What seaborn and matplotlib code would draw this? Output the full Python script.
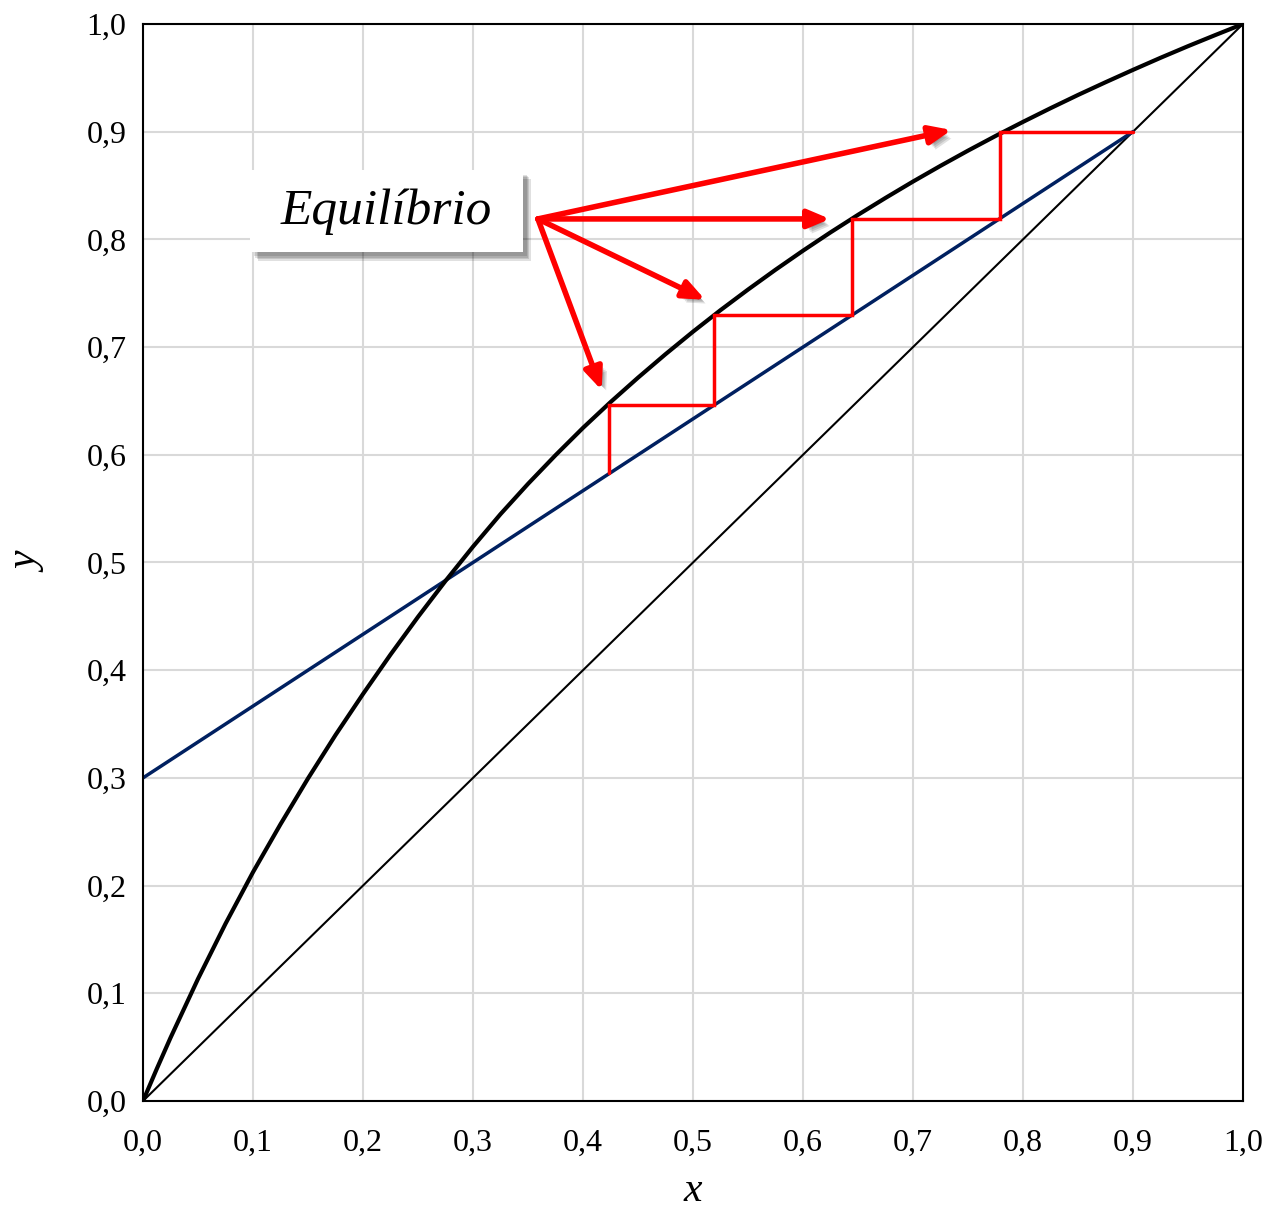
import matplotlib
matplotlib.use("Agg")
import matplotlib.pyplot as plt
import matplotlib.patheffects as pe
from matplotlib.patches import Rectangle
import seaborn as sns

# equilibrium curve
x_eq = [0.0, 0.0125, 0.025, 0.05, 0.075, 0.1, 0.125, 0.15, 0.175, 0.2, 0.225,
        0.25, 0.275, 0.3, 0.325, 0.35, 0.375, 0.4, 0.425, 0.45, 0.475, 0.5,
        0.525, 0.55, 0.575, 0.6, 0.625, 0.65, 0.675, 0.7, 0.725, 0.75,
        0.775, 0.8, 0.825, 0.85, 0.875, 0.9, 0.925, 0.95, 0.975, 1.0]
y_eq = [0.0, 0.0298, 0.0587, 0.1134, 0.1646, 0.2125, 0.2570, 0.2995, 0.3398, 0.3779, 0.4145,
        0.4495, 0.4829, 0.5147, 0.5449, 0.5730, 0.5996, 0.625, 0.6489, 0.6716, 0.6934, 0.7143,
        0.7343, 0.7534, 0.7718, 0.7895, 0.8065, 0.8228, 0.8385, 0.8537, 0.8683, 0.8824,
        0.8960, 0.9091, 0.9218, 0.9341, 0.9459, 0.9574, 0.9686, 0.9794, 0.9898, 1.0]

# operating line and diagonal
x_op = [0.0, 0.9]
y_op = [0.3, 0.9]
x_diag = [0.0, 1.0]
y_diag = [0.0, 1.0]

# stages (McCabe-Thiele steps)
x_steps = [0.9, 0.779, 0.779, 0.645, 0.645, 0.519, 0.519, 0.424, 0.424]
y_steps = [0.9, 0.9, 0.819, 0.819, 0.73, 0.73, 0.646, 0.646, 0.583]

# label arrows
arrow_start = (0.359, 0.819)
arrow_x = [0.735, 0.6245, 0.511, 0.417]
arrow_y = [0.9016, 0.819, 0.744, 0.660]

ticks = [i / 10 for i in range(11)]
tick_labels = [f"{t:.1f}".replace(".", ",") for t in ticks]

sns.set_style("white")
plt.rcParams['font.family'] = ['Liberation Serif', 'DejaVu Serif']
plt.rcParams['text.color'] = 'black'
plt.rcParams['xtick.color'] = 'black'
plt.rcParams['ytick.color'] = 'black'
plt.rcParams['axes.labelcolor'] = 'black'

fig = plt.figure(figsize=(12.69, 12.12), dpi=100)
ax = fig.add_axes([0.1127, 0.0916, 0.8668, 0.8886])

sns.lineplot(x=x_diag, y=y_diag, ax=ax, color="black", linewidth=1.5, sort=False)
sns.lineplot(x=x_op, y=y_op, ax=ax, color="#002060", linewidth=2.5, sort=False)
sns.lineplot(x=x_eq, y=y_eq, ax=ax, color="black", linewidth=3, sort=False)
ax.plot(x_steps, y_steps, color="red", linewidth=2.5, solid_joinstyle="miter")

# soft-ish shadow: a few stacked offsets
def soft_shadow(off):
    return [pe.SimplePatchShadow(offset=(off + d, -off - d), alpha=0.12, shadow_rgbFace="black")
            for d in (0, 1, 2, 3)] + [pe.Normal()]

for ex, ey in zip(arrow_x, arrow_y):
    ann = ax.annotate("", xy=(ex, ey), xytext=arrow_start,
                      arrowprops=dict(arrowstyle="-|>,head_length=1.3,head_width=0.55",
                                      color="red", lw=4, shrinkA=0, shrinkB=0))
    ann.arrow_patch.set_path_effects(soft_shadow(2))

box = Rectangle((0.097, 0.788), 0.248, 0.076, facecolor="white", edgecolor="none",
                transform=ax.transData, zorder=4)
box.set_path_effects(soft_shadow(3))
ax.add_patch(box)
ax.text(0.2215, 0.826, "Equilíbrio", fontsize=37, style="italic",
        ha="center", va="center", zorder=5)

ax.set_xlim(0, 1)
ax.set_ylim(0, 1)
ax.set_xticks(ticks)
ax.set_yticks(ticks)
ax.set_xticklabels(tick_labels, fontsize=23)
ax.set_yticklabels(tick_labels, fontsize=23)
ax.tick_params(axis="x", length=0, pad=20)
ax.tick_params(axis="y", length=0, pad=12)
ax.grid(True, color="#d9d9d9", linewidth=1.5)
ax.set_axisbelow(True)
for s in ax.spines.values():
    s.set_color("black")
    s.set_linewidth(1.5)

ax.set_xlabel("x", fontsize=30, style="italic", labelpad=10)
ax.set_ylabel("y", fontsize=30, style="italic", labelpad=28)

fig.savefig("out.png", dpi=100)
-*-*-
EXERCISE OBJECTIVE - Give the data again exactly as written, with all pictures left out.

SOLUTION -
What seaborn and matplotlib code would draw this? Output the full Python script.
import matplotlib
matplotlib.use("Agg")
import matplotlib.pyplot as plt
import matplotlib.patheffects as pe
from matplotlib.patches import Rectangle
import seaborn as sns

# equilibrium curve
x_eq = [0.0, 0.0125, 0.025, 0.05, 0.075, 0.1, 0.125, 0.15, 0.175, 0.2, 0.225,
        0.25, 0.275, 0.3, 0.325, 0.35, 0.375, 0.4, 0.425, 0.45, 0.475, 0.5,
        0.525, 0.55, 0.575, 0.6, 0.625, 0.65, 0.675, 0.7, 0.725, 0.75,
        0.775, 0.8, 0.825, 0.85, 0.875, 0.9, 0.925, 0.95, 0.975, 1.0]
y_eq = [0.0, 0.0298, 0.0587, 0.1134, 0.1646, 0.2125, 0.2570, 0.2995, 0.3398, 0.3779, 0.4145,
        0.4495, 0.4829, 0.5147, 0.5449, 0.5730, 0.5996, 0.625, 0.6489, 0.6716, 0.6934, 0.7143,
        0.7343, 0.7534, 0.7718, 0.7895, 0.8065, 0.8228, 0.8385, 0.8537, 0.8683, 0.8824,
        0.8960, 0.9091, 0.9218, 0.9341, 0.9459, 0.9574, 0.9686, 0.9794, 0.9898, 1.0]

# operating line and diagonal
x_op = [0.0, 0.9]
y_op = [0.3, 0.9]
x_diag = [0.0, 1.0]
y_diag = [0.0, 1.0]

# stages (McCabe-Thiele steps)
x_steps = [0.9, 0.779, 0.779, 0.645, 0.645, 0.519, 0.519, 0.424, 0.424]
y_steps = [0.9, 0.9, 0.819, 0.819, 0.73, 0.73, 0.646, 0.646, 0.583]

# label arrows
arrow_start = (0.359, 0.819)
arrow_x = [0.735, 0.6245, 0.511, 0.417]
arrow_y = [0.9016, 0.819, 0.744, 0.660]

ticks = [i / 10 for i in range(11)]
tick_labels = [f"{t:.1f}".replace(".", ",") for t in ticks]

sns.set_style("white")
plt.rcParams['font.family'] = ['Liberation Serif', 'DejaVu Serif']
plt.rcParams['text.color'] = 'black'
plt.rcParams['xtick.color'] = 'black'
plt.rcParams['ytick.color'] = 'black'
plt.rcParams['axes.labelcolor'] = 'black'

fig = plt.figure(figsize=(12.69, 12.12), dpi=100)
ax = fig.add_axes([0.1127, 0.0916, 0.8668, 0.8886])

sns.lineplot(x=x_diag, y=y_diag, ax=ax, color="black", linewidth=1.5, sort=False)
sns.lineplot(x=x_op, y=y_op, ax=ax, color="#002060", linewidth=2.5, sort=False)
sns.lineplot(x=x_eq, y=y_eq, ax=ax, color="black", linewidth=3, sort=False)
ax.plot(x_steps, y_steps, color="red", linewidth=2.5, solid_joinstyle="miter")

# soft-ish shadow: a few stacked offsets
def soft_shadow(off):
    return [pe.SimplePatchShadow(offset=(off + d, -off - d), alpha=0.12, shadow_rgbFace="black")
            for d in (0, 1, 2, 3)] + [pe.Normal()]

for ex, ey in zip(arrow_x, arrow_y):
    ann = ax.annotate("", xy=(ex, ey), xytext=arrow_start,
                      arrowprops=dict(arrowstyle="-|>,head_length=1.3,head_width=0.55",
                                      color="red", lw=4, shrinkA=0, shrinkB=0))
    ann.arrow_patch.set_path_effects(soft_shadow(2))

box = Rectangle((0.097, 0.788), 0.248, 0.076, facecolor="white", edgecolor="none",
                transform=ax.transData, zorder=4)
box.set_path_effects(soft_shadow(3))
ax.add_patch(box)
ax.text(0.2215, 0.826, "Equilíbrio", fontsize=37, style="italic",
        ha="center", va="center", zorder=5)

ax.set_xlim(0, 1)
ax.set_ylim(0, 1)
ax.set_xticks(ticks)
ax.set_yticks(ticks)
ax.set_xticklabels(tick_labels, fontsize=23)
ax.set_yticklabels(tick_labels, fontsize=23)
ax.tick_params(axis="x", length=0, pad=20)
ax.tick_params(axis="y", length=0, pad=12)
ax.grid(True, color="#d9d9d9", linewidth=1.5)
ax.set_axisbelow(True)
for s in ax.spines.values():
    s.set_color("black")
    s.set_linewidth(1.5)

ax.set_xlabel("x", fontsize=30, style="italic", labelpad=10)
ax.set_ylabel("y", fontsize=30, style="italic", labelpad=28)

fig.savefig("out.png", dpi=100)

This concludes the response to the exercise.